#### Exercise task
Write the data below out exactly as it stands. Do not include the pictures.

[BEGIN Material provided]

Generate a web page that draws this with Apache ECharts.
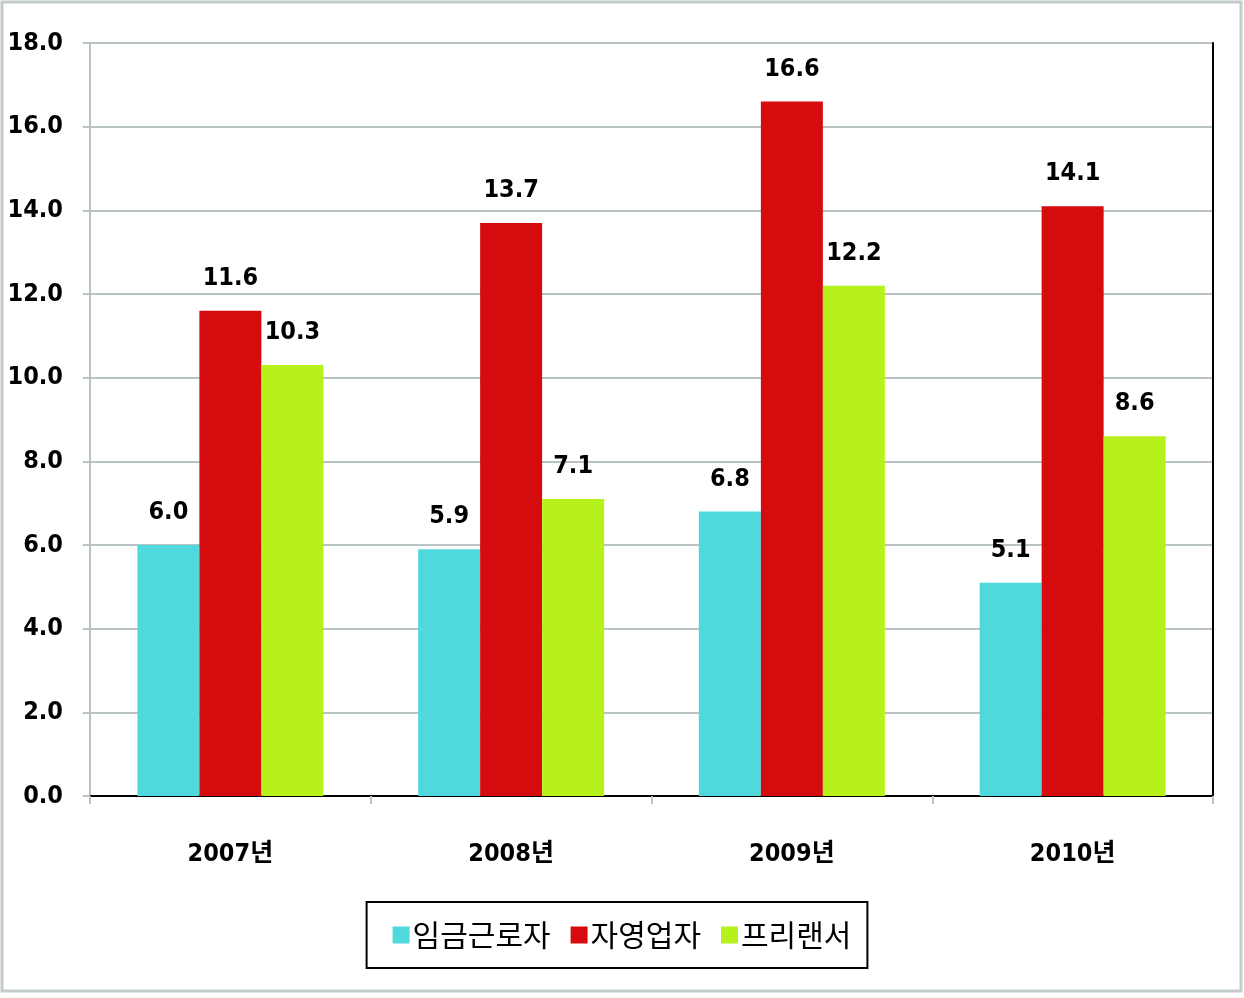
<!DOCTYPE html>
<html><head><meta charset="utf-8">
<script src="https://cdn.jsdelivr.net/npm/echarts@6/dist/echarts.min.js"></script>
<style>html,body{margin:0;padding:0;background:#fff}#c{width:1244px;height:998px}</style>
</head><body><div id="c"></div>
<script>
const categories = ['2007년', '2008년', '2009년', '2010년'];
const seriesNames = ['임금근로자', '자영업자', '프리랜서'];
const wageWorkers = [6.0, 5.9, 6.8, 5.1];
const selfEmployed = [11.6, 13.7, 16.6, 14.1];
const freelancers = [10.3, 7.1, 12.2, 8.6];
const yTicks = { min: 0, max: 18, interval: 2 };

const NUM_FONT = '"DejaVu Sans Condensed", "Noto Sans CJK KR", sans-serif';
const KR_FONT = '"Noto Sans CJK KR", sans-serif';
const gridColor = '#b9c3c3';
const colors = ['#50d9dd', '#d50b0e', '#b7f11b'];

const chart = echarts.init(document.getElementById('c'), null, { renderer: 'canvas' });
const mkSeries = (name, data, color) => ({
  name, type: 'bar', data, barWidth: 62, barGap: '0%',
  itemStyle: { color },
  label: { show: true, position: 'top', distance: 20, color: '#000', fontSize: 25, fontWeight: 'bold', fontFamily: NUM_FONT,
    formatter: p => p.value.toFixed(1) }
});
chart.setOption({
  animation: false,
  backgroundColor: '#fff',
  graphic: [{ type: 'rect', shape: { x: 2, y: 2, width: 1239, height: 989 }, style: { fill: 'none', stroke: '#c3cbcb', lineWidth: 3 }, silent: true }],
  grid: { left: 90, right: 31, top: 43, bottom: 202, containLabel: false },
  legend: {
    data: seriesNames, left: 'center', top: 902, orient: 'horizontal',
    borderColor: '#000', borderWidth: 2, padding: [18, 16, 18, 26], itemGap: 20,
    itemWidth: 17, itemHeight: 17, icon: 'rect',
    textStyle: { fontSize: 30, fontFamily: KR_FONT, color: '#000', padding: [0, 0, 0, -2] }
  },
  xAxis: [{
    type: 'category', data: categories, position: 'bottom',
    axisLine: { lineStyle: { color: gridColor, width: 2 } },
    axisTick: { show: true, length: 8, lineStyle: { color: gridColor, width: 2 } },
    axisLabel: { color: '#000', fontSize: 25, fontWeight: 'bold', fontFamily: NUM_FONT, margin: 46 }
  }, {
    type: 'category', data: categories, position: 'top',
    axisLine: { show: true, lineStyle: { color: '#000', width: 2 } },
    axisTick: { show: false }, axisLabel: { show: false }
  }],
  yAxis: [{
    type: 'value', min: yTicks.min, max: yTicks.max, interval: yTicks.interval,
    axisLine: { show: true, lineStyle: { color: gridColor, width: 2 } },
    axisTick: { show: true, length: 7, lineStyle: { color: gridColor, width: 2 } },
    splitLine: { show: true, lineStyle: { color: gridColor, width: 2 } },
    axisLabel: { color: '#000', fontSize: 25, fontWeight: 'bold', fontFamily: NUM_FONT, margin: 27, formatter: v => v.toFixed(1) }
  }, {
    type: 'value', min: yTicks.min, max: yTicks.max, interval: yTicks.interval, position: 'right',
    axisLine: { show: true, lineStyle: { color: '#000', width: 2 } },
    axisTick: { show: false }, axisLabel: { show: false }, splitLine: { show: false }
  }],
  series: [
    mkSeries(seriesNames[0], wageWorkers, colors[0]),
    mkSeries(seriesNames[1], selfEmployed, colors[1]),
    mkSeries(seriesNames[2], freelancers, colors[2])
  ]
});
</script></body></html>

[END Material provided]

#### Problem solution
Generate a web page that draws this with Apache ECharts.
<!DOCTYPE html>
<html><head><meta charset="utf-8">
<script src="https://cdn.jsdelivr.net/npm/echarts@6/dist/echarts.min.js"></script>
<style>html,body{margin:0;padding:0;background:#fff}#c{width:1244px;height:998px}</style>
</head><body><div id="c"></div>
<script>
const categories = ['2007년', '2008년', '2009년', '2010년'];
const seriesNames = ['임금근로자', '자영업자', '프리랜서'];
const wageWorkers = [6.0, 5.9, 6.8, 5.1];
const selfEmployed = [11.6, 13.7, 16.6, 14.1];
const freelancers = [10.3, 7.1, 12.2, 8.6];
const yTicks = { min: 0, max: 18, interval: 2 };

const NUM_FONT = '"DejaVu Sans Condensed", "Noto Sans CJK KR", sans-serif';
const KR_FONT = '"Noto Sans CJK KR", sans-serif';
const gridColor = '#b9c3c3';
const colors = ['#50d9dd', '#d50b0e', '#b7f11b'];

const chart = echarts.init(document.getElementById('c'), null, { renderer: 'canvas' });
const mkSeries = (name, data, color) => ({
  name, type: 'bar', data, barWidth: 62, barGap: '0%',
  itemStyle: { color },
  label: { show: true, position: 'top', distance: 20, color: '#000', fontSize: 25, fontWeight: 'bold', fontFamily: NUM_FONT,
    formatter: p => p.value.toFixed(1) }
});
chart.setOption({
  animation: false,
  backgroundColor: '#fff',
  graphic: [{ type: 'rect', shape: { x: 2, y: 2, width: 1239, height: 989 }, style: { fill: 'none', stroke: '#c3cbcb', lineWidth: 3 }, silent: true }],
  grid: { left: 90, right: 31, top: 43, bottom: 202, containLabel: false },
  legend: {
    data: seriesNames, left: 'center', top: 902, orient: 'horizontal',
    borderColor: '#000', borderWidth: 2, padding: [18, 16, 18, 26], itemGap: 20,
    itemWidth: 17, itemHeight: 17, icon: 'rect',
    textStyle: { fontSize: 30, fontFamily: KR_FONT, color: '#000', padding: [0, 0, 0, -2] }
  },
  xAxis: [{
    type: 'category', data: categories, position: 'bottom',
    axisLine: { lineStyle: { color: gridColor, width: 2 } },
    axisTick: { show: true, length: 8, lineStyle: { color: gridColor, width: 2 } },
    axisLabel: { color: '#000', fontSize: 25, fontWeight: 'bold', fontFamily: NUM_FONT, margin: 46 }
  }, {
    type: 'category', data: categories, position: 'top',
    axisLine: { show: true, lineStyle: { color: '#000', width: 2 } },
    axisTick: { show: false }, axisLabel: { show: false }
  }],
  yAxis: [{
    type: 'value', min: yTicks.min, max: yTicks.max, interval: yTicks.interval,
    axisLine: { show: true, lineStyle: { color: gridColor, width: 2 } },
    axisTick: { show: true, length: 7, lineStyle: { color: gridColor, width: 2 } },
    splitLine: { show: true, lineStyle: { color: gridColor, width: 2 } },
    axisLabel: { color: '#000', fontSize: 25, fontWeight: 'bold', fontFamily: NUM_FONT, margin: 27, formatter: v => v.toFixed(1) }
  }, {
    type: 'value', min: yTicks.min, max: yTicks.max, interval: yTicks.interval, position: 'right',
    axisLine: { show: true, lineStyle: { color: '#000', width: 2 } },
    axisTick: { show: false }, axisLabel: { show: false }, splitLine: { show: false }
  }],
  series: [
    mkSeries(seriesNames[0], wageWorkers, colors[0]),
    mkSeries(seriesNames[1], selfEmployed, colors[1]),
    mkSeries(seriesNames[2], freelancers, colors[2])
  ]
});
</script></body></html>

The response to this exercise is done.